Es muy placentero poder caminar en un
entorno vestido de adornos naturales, un lago con superficie de espejo, donde se reflejan los
pájaros con su vuelo sincronizado con la indiferencia. De la misma manera, es
agradable echarle riendas sueltas a la memoria y encontrar en el pasado un
punto donde detener la vista, esa que llevan consigo los recuerdos. Y es que
aunque podría ser funesto vivir sin un futuro definido, en el mismo grado, es
confortante saber que se cuenta con un pasado que no transcurrió inadvertido.
El único ciego real es aquel que no ve los detalles, y todo lo esquiva
como corpulencia que estorba. La
escritura es parte indispensable para la reconstrucción del pasado, para que no
se obstruyan los huecos del porvenir.
Todas la navidades que recuerdo, fueron
muy alegres, una alegría que pertenecía a la gente, sin regalos, con pocos arbolitos
de navidad, algunos de bombillitos de colores y ramos de algodón, había que
usar algodón, ya que la nieve por allí nunca caía, como ahora en la pantalla de
la televisión u otros dispositivos. Pero los arbolitos estaban en los rincones
iluminados en la sala de algunos vecinos, que muchas veces era un resultado del
interés y no un esfuerzo monetario.
La gente de aquellos tiempos dice que la
navidad perdió la magia, después que todo se comenzó a vender. A pesar de reconocer
que todo cambia, existe algo de razón en ella, pero para quienes no vivieron
aquel pasado, la vida es simplemente como la conocen.

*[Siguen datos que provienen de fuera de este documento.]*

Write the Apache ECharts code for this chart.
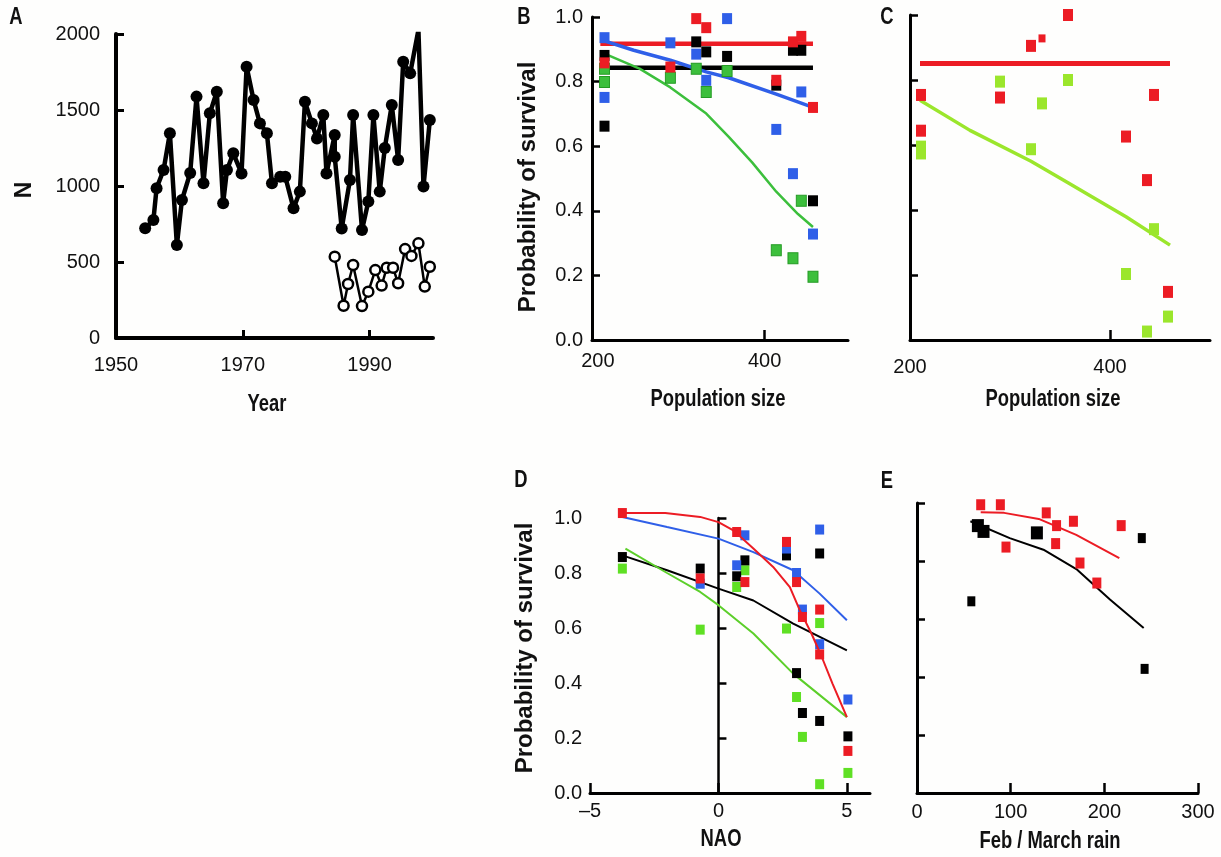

La juventud siempre se ha visto como una
etapa de la llamada “vida loca” que hiciera popular Ricky Martin. Pero luego
que se superan las etapas, la gente puede mirar hacia atrás y darse cuenta que
con todo el alboroto navideño, el fiestón y la cena, el traguito de ron, los
dulces y los pasteles, ya que de asaltos ni hablar, hay un mensaje que
trasciende las distracciones de la algarabía y los cambios tecnológicos. Hace
más de dos mil años que ese niño nace y lo crucifican, porque muchos son intransigentes
y no lo le quieren entender.
La palabra nunca pierde su brillo, siempre
encuentra a alguien que la coloca en un contexto que resalta su semántica. Pero
hay palabra que por sí sola compone una oración gramatical, y cuando se
piensa en ella se convierte en una clausula de benevolencia.
El amor es para las personas, no para sus
defectos o sus errores, no para sus imperfecciones. Lo que es común a todos no hace ninguna diferencia,
por tanto, es necesario mirar aquella valorada esencialidad del ser humano, que
de alguna manera forma parte de nuestra vida, y decirle de corazón algún aliciente
en tiempo de navidad o en cualquier otra ocasión.
El
primer día que vine a hablar con Tanango, en una casa enclavada en el Cerro de
Bella Vista, me pidió que me quedara hasta el otro día, dijo que había acomodo.
Fue una noche de celebración, un vino en la mesa, su primo tacaba la guitarra,
mientras Tanango cantaba una canción que decía: Sembré una flor… la regaba con
agua que cae del cielo… y la regaba con lágrimas de mis ojos… Descubrí que era
buen cantante el Tanango… que no desafinaba. Creo que miraba reflejado en la
copa la figura de su mujer que le sonreía mientras regaba una flor allá arriba
entre las blancas nubes... yo lo percibí en el parpadeo de sus ojos húmedos.
Al otro día Tanango salió en su moto,
inclusive antes del amanecer, se fue a invitar a nuestra madre que viniera a
vivir con nosotros y a convivir con ellos, luego también descubrí que los Tanango
tenían un hueco grande, un vacío de madre. Qué corazón más grande el de aquel
hombre, si apenas empezaba a conocerme.